Each line containing the word "this" should be found and copied.

### Data records
▬▬▬
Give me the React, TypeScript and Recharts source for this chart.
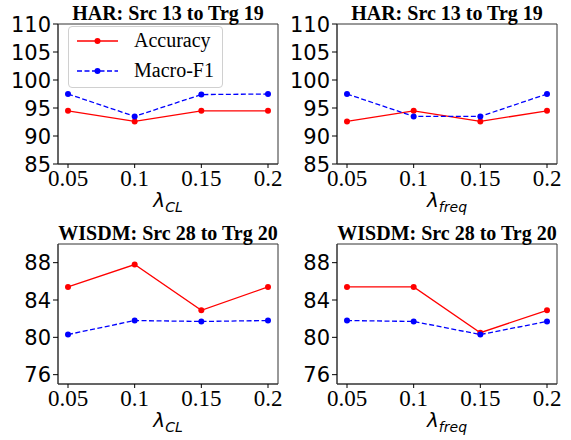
▬▬▬
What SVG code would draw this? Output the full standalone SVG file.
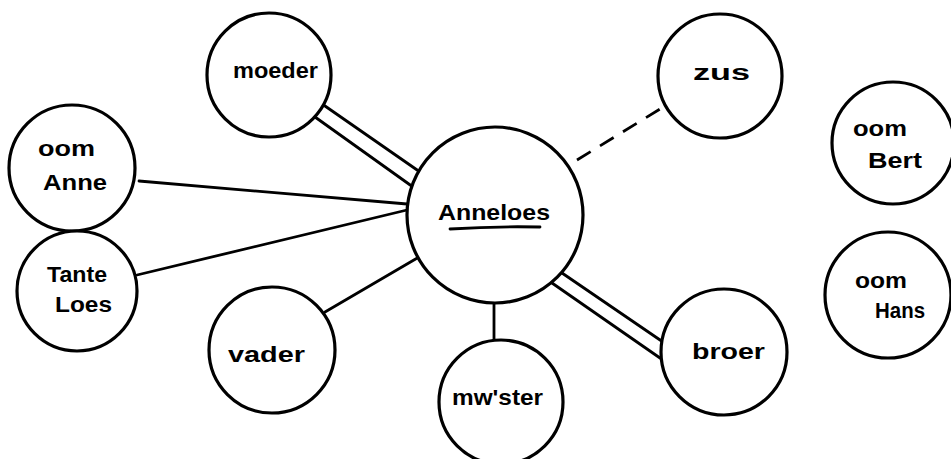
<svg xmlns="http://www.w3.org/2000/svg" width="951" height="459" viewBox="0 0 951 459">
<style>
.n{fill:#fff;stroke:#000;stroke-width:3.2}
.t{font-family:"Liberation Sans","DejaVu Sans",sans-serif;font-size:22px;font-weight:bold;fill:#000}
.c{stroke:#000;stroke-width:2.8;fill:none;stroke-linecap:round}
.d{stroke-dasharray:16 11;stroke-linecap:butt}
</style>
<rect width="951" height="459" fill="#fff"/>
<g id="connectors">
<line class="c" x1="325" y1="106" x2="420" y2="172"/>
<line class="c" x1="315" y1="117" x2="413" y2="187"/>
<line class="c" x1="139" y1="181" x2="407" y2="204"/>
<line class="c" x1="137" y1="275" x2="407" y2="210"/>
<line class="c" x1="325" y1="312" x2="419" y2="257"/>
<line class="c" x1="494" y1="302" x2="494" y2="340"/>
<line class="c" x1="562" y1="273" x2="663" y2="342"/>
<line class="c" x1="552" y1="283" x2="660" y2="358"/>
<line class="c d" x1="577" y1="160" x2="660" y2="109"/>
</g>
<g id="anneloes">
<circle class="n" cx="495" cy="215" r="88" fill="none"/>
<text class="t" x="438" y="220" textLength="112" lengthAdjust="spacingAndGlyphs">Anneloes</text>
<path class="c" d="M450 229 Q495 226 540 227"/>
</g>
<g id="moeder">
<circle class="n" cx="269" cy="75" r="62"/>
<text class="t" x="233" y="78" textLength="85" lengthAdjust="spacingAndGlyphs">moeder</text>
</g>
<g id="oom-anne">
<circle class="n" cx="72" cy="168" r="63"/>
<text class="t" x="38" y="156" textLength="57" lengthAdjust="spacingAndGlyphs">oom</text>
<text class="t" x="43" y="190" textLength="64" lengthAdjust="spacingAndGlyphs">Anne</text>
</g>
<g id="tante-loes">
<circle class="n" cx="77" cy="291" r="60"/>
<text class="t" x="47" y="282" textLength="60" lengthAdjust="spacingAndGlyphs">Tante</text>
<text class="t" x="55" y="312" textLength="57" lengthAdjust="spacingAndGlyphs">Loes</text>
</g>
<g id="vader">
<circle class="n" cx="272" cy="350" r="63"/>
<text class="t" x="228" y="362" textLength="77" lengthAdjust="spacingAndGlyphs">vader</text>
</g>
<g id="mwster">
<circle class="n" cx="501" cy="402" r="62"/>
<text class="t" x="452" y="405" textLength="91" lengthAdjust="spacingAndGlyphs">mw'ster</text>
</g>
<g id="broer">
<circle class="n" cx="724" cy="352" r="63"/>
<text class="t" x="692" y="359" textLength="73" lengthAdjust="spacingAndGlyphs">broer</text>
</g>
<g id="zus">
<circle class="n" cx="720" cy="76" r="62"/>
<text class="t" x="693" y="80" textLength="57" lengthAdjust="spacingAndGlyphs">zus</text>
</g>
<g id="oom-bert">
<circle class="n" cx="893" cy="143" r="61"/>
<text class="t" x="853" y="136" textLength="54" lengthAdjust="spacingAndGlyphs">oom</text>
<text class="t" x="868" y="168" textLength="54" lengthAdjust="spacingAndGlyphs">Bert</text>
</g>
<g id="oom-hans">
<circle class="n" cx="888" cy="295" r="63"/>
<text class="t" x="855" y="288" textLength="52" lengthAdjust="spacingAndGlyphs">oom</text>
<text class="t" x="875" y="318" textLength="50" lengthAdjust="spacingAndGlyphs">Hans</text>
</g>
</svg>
▬▬▬
### Response
Give me the React, TypeScript and Recharts source for this chart.
What SVG code would draw this? Output the full standalone SVG file.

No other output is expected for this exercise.